I can't think a bysel where I would brook hap (v) instead of happen. I'm trying to think of when I would use hap instead of luck. I'm pretty tired right now so I'm just not getting anything.

I have found some interesting words the past few days while digging around.

If you need a word for pierce that is still in the wordbook, try "thirl", I like the ME spelling of thurl ... þurl better, but thirl is still in the wordbook. Frith still in the M-W wordbook to not in the meaning of peace. Many words are still there ... They just need to be brooked and brought back to life.

AnWulf Aug-28-2011

0 vote   Permalink   Report Abuse

Anwulf: I think you can keep "trait" as long as you pronounce the final "t" !!

jayles Aug-28-2011

0 vote   Permalink   Report Abuse

@Jayles ... Does that mean that I can keep rendezvous as long as I pronounce the final 's'? LOL ... Like Illinoizzzz.

AnWulf Aug-28-2011

0 vote   Permalink   Report Abuse

AnWulf: Oh dear, opening up such a great can of worms! I meant that since "trait" is an old Norman-french word, short and long established in English we could/should just keep it. It is nonsense to be 100% purist; no language is. It is a matter of keeping the borrowings within reasonable bounds.
"rendezvous" could obviously well be "rendered" as "meetup" or something more English.
No-one has yet put forward changing place names as part of the framework for Anglish!

jayles Aug-28-2011

0 vote   Permalink   Report Abuse

AnWulf: "He is the communications officer." There are of course two words already in anglish for "communications": commonspeak and commonmakings, both usually shortened to "comms" so "He is a comms headtrooper" QED!

jayles Aug-28-2011

0 vote   Permalink   Report Abuse

@jayles >> "It is nonsense to be 100% purist; no language is. It is a matter of keeping the borrowings within reasonable bounds."
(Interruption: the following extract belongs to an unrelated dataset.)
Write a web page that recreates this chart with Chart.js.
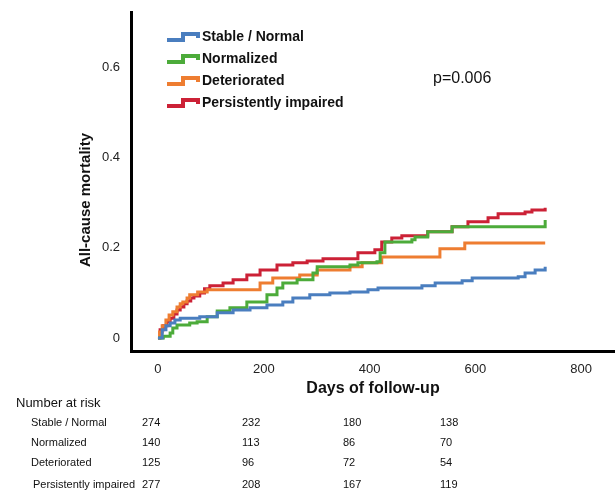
<!DOCTYPE html>
<html>
<head>
<meta charset="utf-8">
<script src="https://cdn.jsdelivr.net/npm/chart.js@4"></script>
<style>
  html, body { margin: 0; padding: 0; background: #fff; }
  canvas { display: block; }
</style>
</head>
<body>
<canvas id="km" width="615" height="493"></canvas>
<script>
// curvas de mortalidad (dias, riesgo acumulado)
const stableDays = [0, 8, 15, 23, 32, 42, 79, 112, 142, 174, 206, 236, 255, 287, 325, 363, 397, 416, 499, 524, 575, 594, 681, 694, 713, 732];
const stableRisk = [0, 0.018, 0.027, 0.033, 0.040, 0.044, 0.047, 0.056, 0.062, 0.067, 0.073, 0.080, 0.089, 0.096, 0.100, 0.102, 0.107, 0.111, 0.116, 0.122, 0.127, 0.133, 0.136, 0.144, 0.151, 0.158];

const normDays = [0, 10, 23, 28, 36, 60, 74, 93, 112, 136, 168, 206, 225, 236, 263, 293, 301, 363, 378, 414, 420, 429, 480, 486, 510, 556, 732];
const normRisk = [0, 0.004, 0.011, 0.022, 0.029, 0.033, 0.036, 0.047, 0.060, 0.067, 0.080, 0.096, 0.111, 0.122, 0.129, 0.144, 0.158, 0.162, 0.167, 0.169, 0.189, 0.213, 0.218, 0.224, 0.236, 0.247, 0.262];

const detDays = [0, 3, 8, 15, 21, 28, 36, 42, 47, 55, 60, 75, 93, 193, 217, 268, 301, 363, 386, 423, 533, 580, 732];
const detRisk = [0, 0.013, 0.027, 0.040, 0.051, 0.058, 0.069, 0.076, 0.080, 0.089, 0.096, 0.102, 0.107, 0.122, 0.133, 0.140, 0.151, 0.158, 0.167, 0.180, 0.198, 0.211, 0.211];

const persDays = [0, 4, 10, 17, 23, 30, 36, 42, 49, 55, 62, 68, 79, 88, 98, 123, 142, 168, 193, 225, 255, 282, 312, 378, 410, 423, 442, 461, 510, 556, 586, 624, 643, 694, 707, 732];
const persRisk = [0, 0.018, 0.027, 0.036, 0.044, 0.053, 0.062, 0.069, 0.076, 0.082, 0.089, 0.093, 0.100, 0.109, 0.116, 0.122, 0.129, 0.140, 0.151, 0.162, 0.167, 0.171, 0.176, 0.189, 0.196, 0.213, 0.222, 0.227, 0.236, 0.247, 0.258, 0.267, 0.276, 0.280, 0.284, 0.289];

const groupNames = ['Stable / Normal', 'Normalized', 'Deteriorated', 'Persistently impaired'];
const xTicks = [0, 200, 400, 600, 800];
const yTicks = [0, 0.2, 0.4, 0.6];

// pacientes en riesgo
const riskTitle = 'Number at risk';
const riskStable = [274, 232, 180, 138];
const riskNorm = [140, 113, 86, 70];
const riskDet = [125, 96, 72, 54];
const riskPers = [277, 208, 167, 119];
const pValue = 'p=0.006';

const colores = ['#4a7ebf', '#4cab3a', '#ee7d31', '#cc2136'];

function puntos(dias, riesgo) {
  return dias.map((d, i) => ({ x: d, y: riesgo[i] }));
}

// plugin para la leyenda con iconos escalonados, el valor p, el titulo Y y la tabla
const extras = {
  id: 'extras',
  afterDraw(chart) {
    const ctx = chart.ctx;
    ctx.save();

    // leyenda
    const filasY = [37, 59, 81, 103];
    chart.data.datasets.forEach((ds, i) => {
      const y = filasY[i];
      ctx.strokeStyle = ds.borderColor;
      ctx.lineWidth = 4;
      ctx.lineJoin = 'miter';
      ctx.beginPath();
      ctx.moveTo(167, y + 3);
      ctx.lineTo(183, y + 3);
      ctx.lineTo(183, y - 3);
      ctx.lineTo(198, y - 3);
      ctx.lineTo(198, y + 1);
      ctx.stroke();
      ctx.fillStyle = '#111';
      ctx.font = 'bold 14px "Liberation Sans", Arial, sans-serif';
      ctx.textAlign = 'left';
      ctx.textBaseline = 'middle';
      ctx.fillText(ds.label, 202, y);
    });

    // valor p
    ctx.font = '16px "Liberation Sans", Arial, sans-serif';
    ctx.fillStyle = '#111';
    ctx.fillText(pValue, 433, 79);

    // titulo del eje Y
    ctx.save();
    ctx.translate(86, 200);
    ctx.rotate(-Math.PI / 2);
    ctx.textAlign = 'center';
    ctx.font = 'bold 15px "Liberation Sans", Arial, sans-serif';
    ctx.fillText('All-cause mortality', 0, 0);
    ctx.restore();

    // tabla de numero en riesgo
    ctx.textAlign = 'left';
    ctx.font = '13px "Liberation Sans", Arial, sans-serif';
    ctx.fillText(riskTitle, 16, 403);
    const filas = [riskStable, riskNorm, riskDet, riskPers];
    const tablaY = [423, 443, 463, 485];
    const etiquetaX = [31, 31, 31, 33];
    const colX = [142, 242, 343, 440];
    ctx.font = '11px "Liberation Sans", Arial, sans-serif';
    filas.forEach((fila, i) => {
      ctx.fillText(groupNames[i], etiquetaX[i], tablaY[i]);
      fila.forEach((n, j) => ctx.fillText(String(n), colX[j], tablaY[i]));
    });

    ctx.restore();
  }
};

const ctxKm = document.getElementById('km').getContext('2d');
new Chart(ctxKm, {
  type: 'line',
  data: {
    datasets: [
      { label: groupNames[0], data: puntos(stableDays, stableRisk), borderColor: colores[0] },
      { label: groupNames[1], data: puntos(normDays, normRisk), borderColor: colores[1] },
      { label: groupNames[2], data: puntos(detDays, detRisk), borderColor: colores[2] },
      { label: groupNames[3], data: puntos(persDays, persRisk), borderColor: colores[3] }
    ]
  },
  options: {
    responsive: false,
    animation: false,
    layout: { padding: { left: 76, right: 0, top: 12, bottom: 95 } },
    elements: {
      line: { borderWidth: 3, stepped: 'before', tension: 0, fill: false },
      point: { radius: 0 }
    },
    plugins: {
      legend: { display: false },
      tooltip: { enabled: false }
    },
    scales: {
      x: {
        type: 'linear',
        min: -51,
        max: 864,
        afterBuildTicks: s => { s.ticks = xTicks.map(v => ({ value: v })); },
        afterFit: s => { s.height = 47; s.paddingLeft = 0; s.paddingRight = 0; },
        grid: { display: false },
        border: { display: true, color: '#000', width: 3 },
        ticks: {
          padding: 3,
          color: '#222',
          font: { family: '"Liberation Sans", Arial, sans-serif', size: 13 },
          callback: v => String(v)
        },
        title: {
          display: true,
          text: 'Days of follow-up',
          color: '#111',
          padding: { top: 0, bottom: 0 },
          font: { family: '"Liberation Sans", Arial, sans-serif', size: 16, weight: 'bold' }
        }
      },
      y: {
        type: 'linear',
        min: -0.029,
        max: 0.724,
        afterBuildTicks: s => { s.ticks = yTicks.map(v => ({ value: v })); },
        afterFit: s => { s.width = 55; s.paddingTop = 0; s.paddingBottom = 0; },
        grid: { display: false },
        border: { display: true, color: '#000', width: 3 },
        ticks: {
          padding: 3,
          color: '#222',
          font: { family: '"Liberation Sans", Arial, sans-serif', size: 13 },
          callback: v => String(v)
        }
      }
    }
  },
  plugins: [extras]
});
</script>
</body>
</html>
YES! Although it's not Norman...the word "trait" came into English about the end of the 1400's. Trait < Mid.Fr. trai(c)t(s)--- (pp. of F. traire) < L. tactus < L. trahere "to pull, draw, drag, or move out".
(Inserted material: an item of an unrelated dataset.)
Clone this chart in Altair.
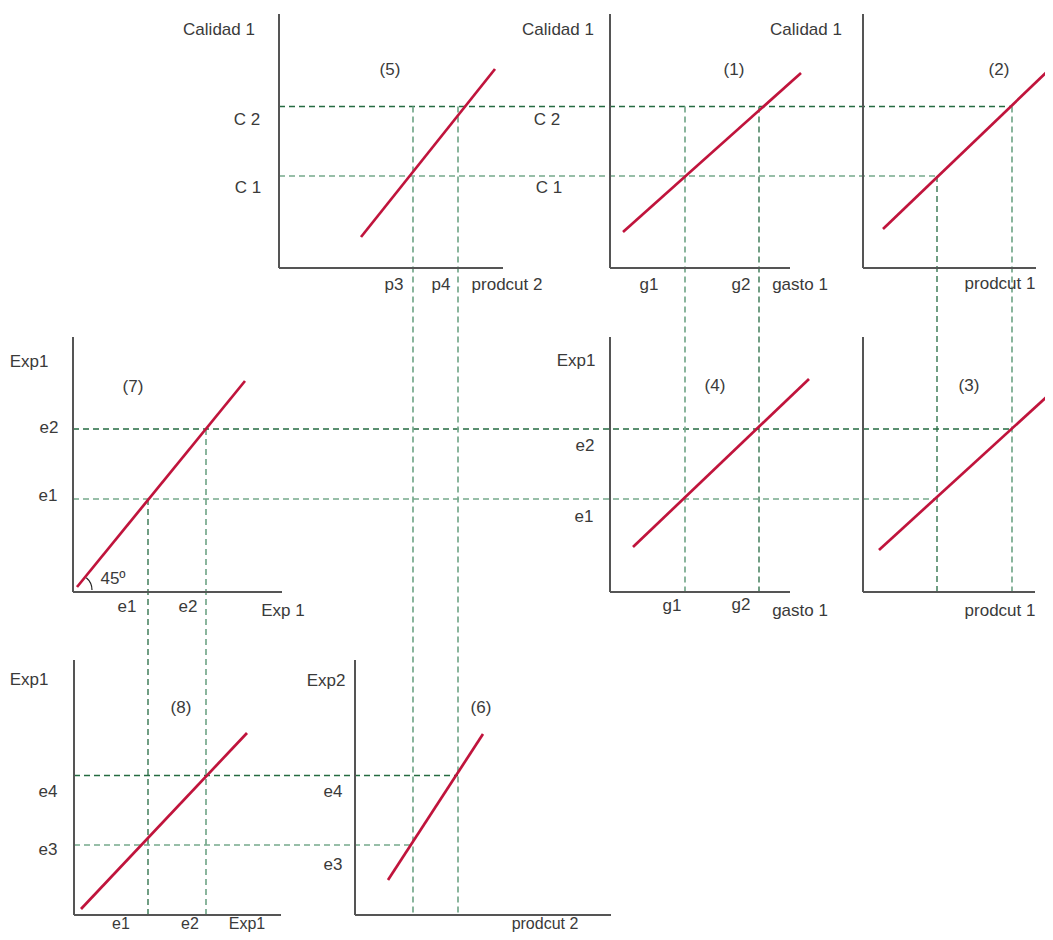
import altair as alt
import pandas as pd

# ---- diagram data (reference-pixel units) ----
# panel axes: (x, y, x2, y2)
axes_seg = [
    (279, 14, 279, 268), (279, 268, 503, 268),
    (610, 14, 610, 268), (610, 268, 790, 268),
    (863, 14, 863, 268), (863, 268, 1036, 268),
    (73, 337, 73, 592), (73, 592, 282, 592),
    (610, 337, 610, 592), (610, 592, 790, 592),
    (863, 337, 863, 592), (863, 592, 1035, 592),
    (74, 660, 74, 915), (74, 915, 281, 915),
    (355, 660, 355, 915), (355, 915, 611, 915),
]
# red relationship lines per panel (5),(1),(2),(7),(4),(3),(8),(6)
red_seg = [
    (361, 237, 495, 69),
    (623, 232, 801, 73),
    (883, 229, 1053, 66),
    (77, 587, 245, 381),
    (633, 547, 809, 379),
    (879, 550, 1053, 391),
    (81, 909, 247, 733),
    (388, 880, 483, 734),
]
# guide lines (dark green)
dark_seg = [
    (279, 106.5, 1012, 106.5),
    (759, 106.5, 759, 592),
    (937, 176, 937, 592),
    (73, 429, 1012, 429),
    (148, 499, 148, 915),
    (74, 775.5, 458, 775.5),
]
# guide lines (light green)
light_seg = [
    (279, 176, 937, 176),
    (413, 106.5, 413, 915),
    (458, 106.5, 458, 915),
    (685, 106.5, 685, 592),
    (1012, 106.5, 1012, 592),
    (73, 499, 937, 499),
    (206, 429, 206, 915),
    (74, 845, 413, 845),
]
labels = [
    ("Calidad 1", 219, 30), ("Calidad 1", 558, 30), ("Calidad 1", 806, 30),
    ("(5)", 390, 70), ("(1)", 734, 70), ("(2)", 999, 70),
    ("C 2", 247, 120), ("C 1", 248, 188), ("C 2", 547, 120), ("C 1", 549, 188),
    ("p3", 394, 285), ("p4", 441, 285), ("prodcut 2", 507, 285),
    ("g1", 649, 285), ("g2", 741, 285), ("gasto 1", 800, 285),
    ("prodcut 1", 1000, 284),
    ("Exp1", 29, 362), ("(7)", 133, 387), ("e2", 49, 428), ("e1", 48, 496),
    ("45º", 113, 579), ("e1", 127, 607), ("e2", 188, 607), ("Exp 1", 283, 611),
    ("Exp1", 576, 361), ("(4)", 715, 386), ("e2", 585, 446), ("e1", 584, 517),
    ("g1", 672, 606), ("g2", 741, 605), ("gasto 1", 800, 611),
    ("(3)", 969, 386), ("prodcut 1", 1000, 611),
    ("Exp1", 29, 680), ("(8)", 181, 708), ("e4", 48, 792), ("e3", 48, 850),
    ("Exp2", 326, 681), ("(6)", 481, 708), ("e4", 333, 792), ("e3", 333, 865),
]
# labels on the bottom edge (partly cut by the frame in the original)
bottom_labels = [
    ("e1", 121, 923.5), ("e2", 190, 923.5), ("Exp1", 247, 923.5),
    ("prodcut 2", 545, 923.5),
]
angle_mark = [(76, 590)]

cols = ["x", "y", "x2", "y2"]
XS = alt.Scale(domain=[8, 1045])
YS = alt.Scale(domain=[932, 8])


def seg_layer(rows, color, width, dash=None):
    df = pd.DataFrame(rows, columns=cols)
    kw = dict(color=color, strokeWidth=width)
    if dash:
        kw["strokeDash"] = dash
    return alt.Chart(df).mark_rule(**kw).encode(
        x=alt.X("x:Q", scale=XS, axis=None),
        y=alt.Y("y:Q", scale=YS, axis=None),
        x2="x2:Q",
        y2="y2:Q",
    )


def text_layer(rows, size):
    return alt.Chart(pd.DataFrame(rows, columns=["t", "x", "y"])).mark_text(
        font="Liberation Sans", fontSize=size, color="#3a3a3a",
        align="center", baseline="middle"
    ).encode(
        x=alt.X("x:Q", scale=XS, axis=None),
        y=alt.Y("y:Q", scale=YS, axis=None),
        text="t:N",
    )


dark = seg_layer(dark_seg, "#256b42", 1.3, [6, 4])
light = seg_layer(light_seg, "#76a98c", 1.7, [6, 4])
red = seg_layer(red_seg, "#c0143c", 2.7)
axes = seg_layer(axes_seg, "#555555", 2)

text = text_layer(labels, 17)
text_bottom = text_layer(bottom_labels, 16)

arc = alt.Chart(pd.DataFrame(angle_mark, columns=["x", "y"])).mark_arc(
    theta=0.70, theta2=1.5708, radius=16.6, radius2=15.4, color="#222222"
).encode(
    x=alt.X("x:Q", scale=XS, axis=None),
    y=alt.Y("y:Q", scale=YS, axis=None),
)

chart = alt.layer(dark, light, red, axes, arc, text, text_bottom).properties(
    width=1037, height=924,
    autosize=alt.AutoSizeParams(type="none"),
    padding=0,
).configure_view(stroke=None)

chart.save("out.html", embed_options={"renderer": "svg", "actions": False})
Words from the same Latin root are > treat, tract, trace (pl. of trait, 'trais'), tractor, attract, contract, subtract, portrait (F. 'trait-pour-trait'), asf.

Funny, French "cheval de trait" = English "draught-horse". So, why not neatly English trait by "calquing" it?

Ængelfolc Aug-28-2011

0 vote   Permalink   Report Abuse

AnWulf: "If you need a word for pierce that is still in the wordbook, try "thirl", I like the ME spelling of thurl ... þurl better, but thirl is still in the wordbook. "
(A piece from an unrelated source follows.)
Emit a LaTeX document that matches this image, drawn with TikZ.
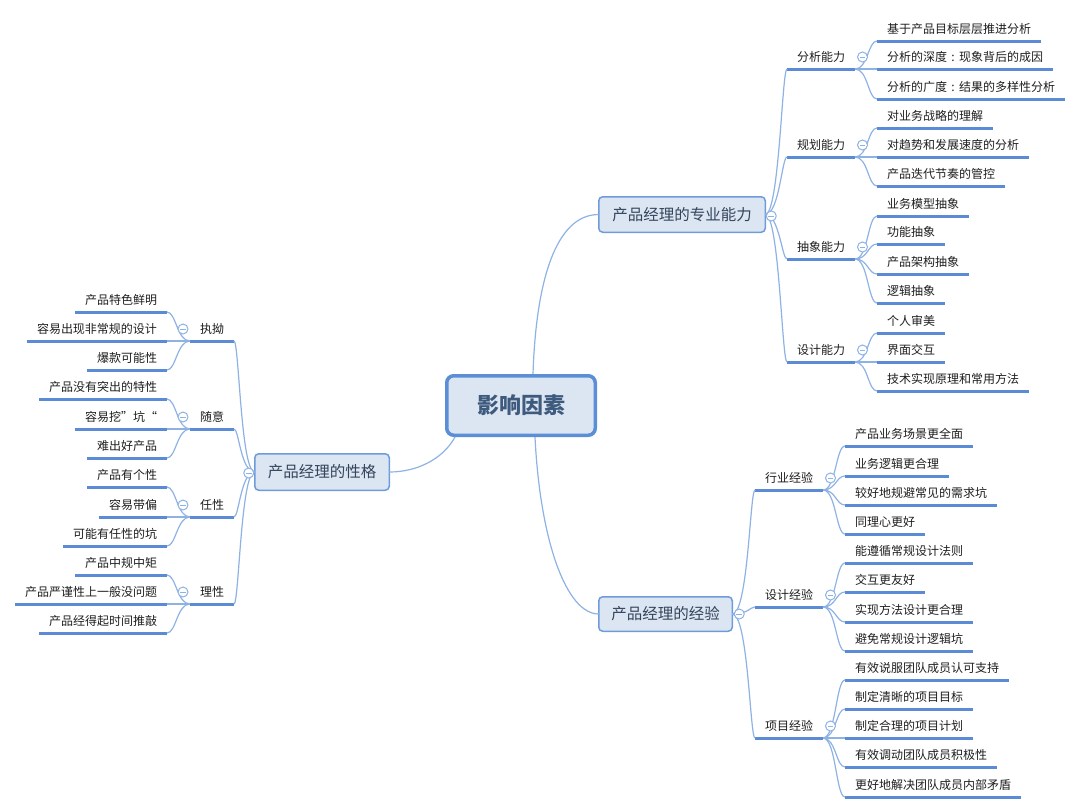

Yeah, "thirl" is used everyday in the word NOSTRIL (nos(u) + thyrel = nose hole)!

LOL! ;-)

Ængelfolc Aug-28-2011

0 vote   Permalink   Report Abuse

rendezvous >> F. (lit. present yourselves) >> Anglo-French could be "render yourselves" >> English "show yourselves"...literally, of course.

meet-up, get together, hangout, forgather, tryst (O.N. treysta, traust), asf.

Ængelfolc Aug-28-2011

0 vote   Permalink   Report Abuse

Garçonnière: F. garçon "boy, servant, waiter" (oblique form of gars (12.c) "lad, boy") < Old French garçun< VL (g)w(a)racio(n) < Frankish *warkkjo, *wrakkjo(n) + -ière (fem. suffix meaning 'location')

Ængelfolc Aug-28-2011

0 vote   Permalink   Report Abuse

@AnWulf: "His height, his strength, and his wit are traits wanted by many."

Old English has 'mearcung' which means "characteristic". Feature and Trait fit in with 'characteristic'. We could get rid of these words that are needless and overmuch > quality, feature, characteristic, trait, attribute, property, and sign. Maybe others, too!

Teutonic words are sharper in meaning. A "man of mark" is a man of worthy, noble character.

"His height, his strength, and his wit are marks wanted by many."

Ængelfolc Aug-28-2011

0 vote   Permalink   Report Abuse

"Body thirlings by skilled craftsman: ear- nose- tongue- and belly-thirling and tattooing".
Harold looked up, only to have an arrow thirl his left eye; "should have seen that coming"
he thought dolefully.

jayles Aug-28-2011

0 vote   Permalink   Report Abuse

"There is more to the craft of body-thirling than meets the eye"

jayles Aug-28-2011

0 vote   Permalink   Report Abuse

Something out of left field....

Þuma (thumb), scytelfinger (index finger, lit. wagging finger), middelfinger (middle finger), lǽcefinger (ring finger, lit. leech finger--how seemly!), eárefinger (little finger, pinky, lit. ear finger)

Ængelfolc Aug-28-2011

0 vote   Permalink   Report Abuse

@AnWulf: "Only Icelandic has a different word than a form of communication"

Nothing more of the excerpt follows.